Columns are usually defined by minimum cross-section rather than depth. In UK residential settings, 225 × 225 mm is often used, but actual size depends on load, slenderness and column height.
What is concrete cover, and why is it important?
Concrete cover is the distance between reinforcement and the concrete surface. It provides bond strength, corrosion protection, and fire resistance. Required cover varies with exposure class and construction tolerances. Higher concrete cover is associated with more durable structures, which means structures that are capable of withstanding actions from dead/live/wind loads over an increased duration (termed as design working life).
How is nominal cover (Cnom) calculated in Eurocode 2?
Nominal cover is calculated as:
Cnom = Cmin + ΔCdev
Where:
• Cmin = minimum cover (bond + durability requirements)
• ΔCdev = allowance for deviation (typically 10 mm)
What are the typical minimum cover values for residential concrete?
NHBC Standards (2024 edition) specify:
• In contact with the ground: 75 mm
• External exposure: 50 mm
• Cast against a DPM or blinding: 40 mm
• Internal or protected conditions: 25 mm
Does concrete strength affect minimum thickness?

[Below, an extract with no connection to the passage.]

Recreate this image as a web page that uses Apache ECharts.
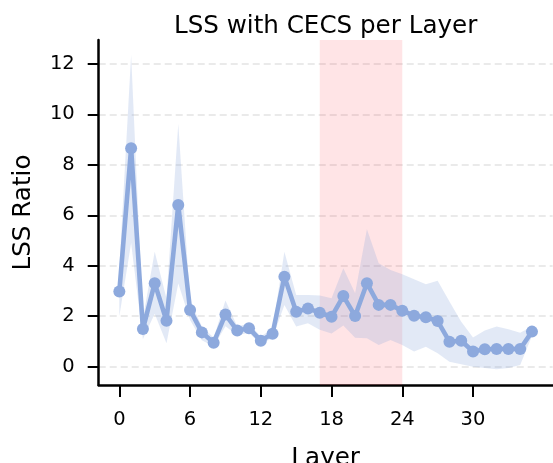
<!DOCTYPE html>
<html><head><meta charset="utf-8">
<script src="https://cdn.jsdelivr.net/npm/echarts@6/dist/echarts.min.js"></script>
<style>html,body{margin:0;padding:0;background:#fff;overflow:hidden}#c{width:553px;height:463px}</style>
</head><body><div id="c"></div>
<script>
const layers = [0,1,2,3,4,5,6,7,8,9,10,11,12,13,14,15,16,17,18,19,20,21,22,23,24,25,26,27,28,29,30,31,32,33,34,35];
const meanLSS = [2.98,8.66,1.49,3.31,1.82,6.41,2.25,1.36,0.95,2.07,1.43,1.52,1.03,1.31,3.57,2.18,2.31,2.14,1.98,2.80,2.01,3.31,2.45,2.45,2.22,2.02,1.96,1.81,0.99,1.03,0.60,0.69,0.70,0.70,0.70,1.39];
const upperLSS = [3.9,12.36,1.9,4.56,2.7,9.62,2.6,1.6,1.15,2.62,1.6,1.7,1.2,1.5,4.56,2.84,2.84,2.82,2.71,3.90,2.91,5.45,4.10,3.83,3.66,3.47,3.27,3.41,2.58,1.78,1.16,1.43,1.59,1.48,1.35,1.59];
const lowerLSS = [2.0,4.9,1.1,2.1,0.93,3.3,1.85,1.05,0.8,1.6,1.25,1.35,0.88,1.15,2.45,1.59,1.72,1.46,1.32,1.63,1.15,1.13,0.86,1.06,0.86,0.60,0.79,0.53,0.20,0.10,0.00,-0.05,-0.10,-0.05,0.07,1.22];
const highlightRange = [17, 24];
const xTicks = [0,6,12,18,24,30];
const yTicks = [0,2,4,6,8,10,12];

const FONT = 'DejaVu Sans';
const LINE = '#8DA9DD';
const chart = echarts.init(document.getElementById('c'), null, {renderer:'canvas'});
const bandData = layers.map((x,i) => [x, lowerLSS[i], upperLSS[i]]);

function renderBand(params, api) {
  if (params.dataIndex !== 0) return null;
  const pts = [];
  for (let i = 0; i < layers.length; i++) pts.push(api.coord([layers[i], upperLSS[i]]));
  for (let i = layers.length - 1; i >= 0; i--) pts.push(api.coord([layers[i], lowerLSS[i]]));
  return {type: 'polygon', shape: {points: pts}, style: {fill: 'rgba(141,169,221,0.25)', stroke: null}, silent: true};
}

chart.setOption({
  animation: false,
  backgroundColor: '#fff',
  title: {
    text: 'LSS with CECS per Layer',
    left: 325.6, top: 14, textAlign: 'center', padding: 0,
    textStyle: {fontSize: 24.6, fontWeight: 'normal', color: '#000', fontFamily: FONT}
  },
  grid: {left: 98.7, top: 40, width: 453.9, height: 345, containLabel: false, outerBoundsMode: 'none'},
  xAxis: {
    type: 'value', min: -1.75, max: 36.75,
    axisLine: {show: true, onZero: false, lineStyle: {color: '#000', width: 2.5}},
    axisTick: {show: true, customValues: xTicks, length: 12, lineStyle: {color: '#000', width: 2}},
    axisLabel: {customValues: xTicks, fontSize: 19.5, color: '#000', margin: 25, fontFamily: FONT},
    splitLine: {show: false},
    name: 'Layer', nameLocation: 'middle', nameGap: 61,
    nameTextStyle: {fontSize: 24.6, color: '#000', fontFamily: FONT}
  },
  yAxis: {
    type: 'value', min: -0.726, max: 12.95,
    axisLine: {show: true, onZero: false, lineStyle: {color: '#000', width: 2.5}},
    axisTick: {show: true, customValues: yTicks, length: 11, lineStyle: {color: '#000', width: 2}},
    axisLabel: {customValues: yTicks, fontSize: 19.5, color: '#000', margin: 24, fontFamily: FONT},
    splitLine: {show: true, lineStyle: {color: '#e3e3e3', width: 1.5, type: [7,4]}},
    name: 'LSS Ratio', nameLocation: 'middle', nameGap: 63, nameRotate: 90,
    nameTextStyle: {fontSize: 24.6, color: '#000', fontFamily: FONT}
  },
  series: [
    {
      type: 'custom', name: 'band', data: bandData, encode: {x: 0, y: [1, 2]},
      renderItem: renderBand, silent: true, z: 1, clip: true,
      markArea: {silent: true, itemStyle: {color: 'rgba(255,30,50,0.12)'},
        data: [[{xAxis: highlightRange[0]}, {xAxis: highlightRange[1]}]]}
    },
    {
      type: 'line', name: 'mean', data: layers.map((x,i) => [x, meanLSS[i]]), z: 5,
      symbol: 'circle', symbolSize: 12, showSymbol: true,
      lineStyle: {color: LINE, width: 4.6}, itemStyle: {color: LINE, borderWidth: 0}
    }
  ]
});
</script></body></html>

Yes. Higher-strength concrete can allow thinner slabs in some cases, but slabs are often governed by deflection limits rather than strength, so thickness may still need to be increased. However, it should be noted that stronger concrete grades typically require a higher amount of reinforcement for cracking control, which may result in uneconomical solutions.
How do support conditions affect slab thickness?
Support conditions significantly change slab depth requirements. Cantilevers need thicker sections near the free end, continuous slabs may be thinner than simply supported slabs, and longer spans generally require deeper sections.
Is Eurocode 2 still valid in 2025?
Yes. The original Eurocode 2 (BS EN 1992-1-1:2004+A1:2014) remains the primary design standard in the UK. A second-generation update (EN 1992-1-1:2023) exists, but full adoption is still in progress.